The title Entropvisions is in homage to my mother, the poet and art critic, Harriet Zinnes. In 1990 New Directions published a collection of her poems titled Entropisms, a word she made-up combining entropy - the tendency toward disorder - and tropism - the growth towards or away from a stimulus. Similarly, my short reviews combine entropy and tropism by suggesting growth towards a vision of art from the chaos of the art world. Through the back door, my title also pays homage to my physicist father, Irving Zinnes, whose long discussions with my mom got her thinking about entropy and tropism in the first place.

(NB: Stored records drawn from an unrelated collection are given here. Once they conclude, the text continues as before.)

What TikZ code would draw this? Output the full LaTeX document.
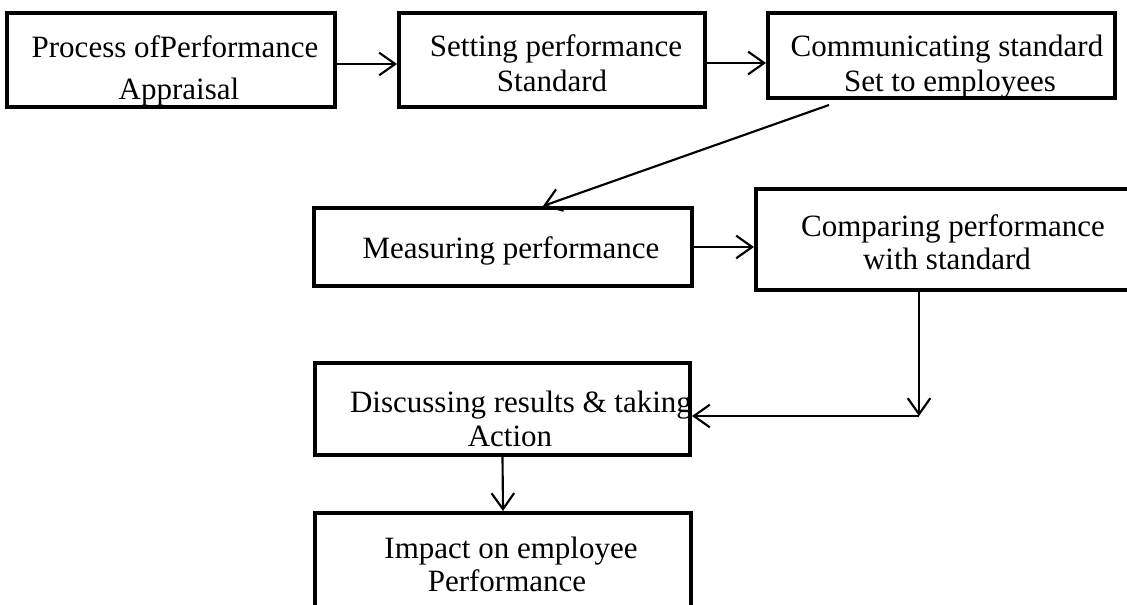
\documentclass[tikz,border=0pt]{standalone}
\usepackage{fontspec}
\setmainfont{Liberation Serif}
\usetikzlibrary{arrows.meta}
\begin{document}
\begin{tikzpicture}[x=0.75pt,y=-0.75pt,
  box/.style={draw, line width=3pt, inner sep=0pt},
  txt/.style={anchor=base, inner sep=0pt, font=\fontsize{23.25}{28}\selectfont},
  arr/.style={-{Straight Barb[length=12pt,width=17pt]}, line width=1.6pt}]
  % canvas
  \path[use as bounding box] (0,0) rectangle (1127,605);
  \fill[white] (0,0) rectangle (1127,605);
  \clip (0,0) rectangle (1127,605);

  % boxes
  \node[box, minimum width=246pt,    minimum height=70.5pt]  (b1) at (171,60) {};
  \node[box, minimum width=229.5pt,  minimum height=70.5pt]  (b2) at (552,60) {};
  \node[box, minimum width=260.25pt, minimum height=63.75pt] (b3) at (941.5,55.5) {};
  \node[box, minimum width=283.5pt,  minimum height=58.5pt]  (b4) at (503,247) {};
  \node[box, minimum width=288pt,    minimum height=75.75pt] (b5) at (948,239.5) {};
  \node[box, minimum width=281.25pt, minimum height=69pt]    (b6) at (502.5,409) {};
  \node[box, minimum width=282pt,    minimum height=95.25pt] (b7) at (503,576.5) {};

  % box texts, one node per line
  \node[txt] (t1a) at (175,58)  {Process ofPerformance};
  \node[txt] (t1b) at (179,100) {Appraisal};
  \node[txt] (t2a) at (556,57)  {Setting performance};
  \node[txt] (t2b) at (552,92)  {Standard};
  \node[txt] (t3a) at (947,57)  {Communicating standard};
  \node[txt] (t3b) at (950,92)  {Set to employees};
  \node[txt] (t4a) at (511,259) {Measuring performance};
  \node[txt] (t5a) at (953,237) {Comparing performance};
  \node[txt] (t5b) at (947,270) {with standard};
  \node[txt] (t6a) at (521,412) {Discussing results \& taking};
  \node[txt] (t6b) at (510,446) {Action};
  \node[txt] (t7a) at (511,558) {Impact on employee};
  \node[txt] (t7b) at (507,591) {Performance};

  % connectors
  \draw[arr] ([yshift=-3pt]b1.east) coordinate (s1) -- (s1 -| b2.west);
  \draw[arr] ([yshift=-2.25pt]b2.east) coordinate (s2) -- (s2 -| b3.west);
  \coordinate (d0) at (829,105);
  \draw[arr] (d0) -- ([xshift=173.25pt]b4.north west);
  \draw[arr] (b4.east) -- (b4.east -| b5.west);
  \coordinate (elbow) at (919,416);
  \draw[arr] (elbow |- b5.south) -- (elbow);
  \draw[arr] (elbow) -- (elbow -| b6.east);
  \draw[arr] (b6.south) -- (b7.north);
\end{tikzpicture}
\end{document}
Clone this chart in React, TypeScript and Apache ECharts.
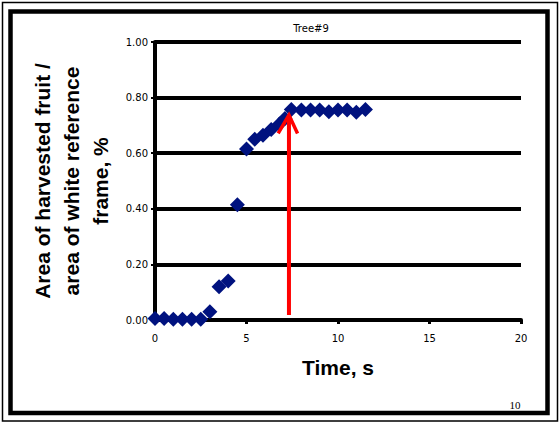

Janice Biala at Berry Campbell
2024.4.10

The Janice Biala (1903-2000) exhibition of paintings and collaged works on paper at Berry Campbell, up through April 13, is an eye-opener, literally and figuratively. Not only do these paintings have subtle and personal color, but the show helps broaden our sense of the complex art world of Downtown NYC in the 1940’s-50’s. In Mary Gabriel’s spectacular book, “Ninth Street Women,” Biala plays a backseat, mainly entering the pages as a warm, supportive, and good friend of some of the main players, but she was much more. Perhaps because Gabriel accepts art history’s standard narrative of linear advancement between art movements, the book focuses on the AbEx painters, and, as Biala always retained her allegiance to observational painting, she just doesn’t fit this simple progression. But art historical periods are rarely so single-minded, and certainly post-war Downtown was quite complex. Living between NYC and Paris, Biala was an important modernist, connecting Cubist construction and the School of Paris’ love of color, with NY’s avant-garde. She painted her private world, from views out her window to interiors, people and still lifes, always finding an intimate, quiet, sonorous and innovative way in, with subdued colors perfectly pitched, and often modernist multi-viewpoint perspectives. In the 1930’s she lived in Paris, and as the last companion to novelist Ford Madox Ford, met and knew everyone. Once back in NYC, she again found herself at the center of the artworld, having studied in Provincetown with Edwin Dickinson, and meeting friends of her brother, Jack Tworkov, among others. Speaking of Tworkov, through April 13, JJ Murphey Gallery is hosting an exhibition of the interwoven painters of Tworkov’s family, from his sister, Biala (whose name comes from the Polish town of her birth), her husband, Daniel Brustlein, to Tworkov’s daughter, Hermine Ford, and her husband, Robert Moskowitz, and of course Jack Tworkov. Biala’s work also can be seen in the the Grey Art Museum exhibition, “Americans Working in Postwar France, 1946-1962,” through July 20.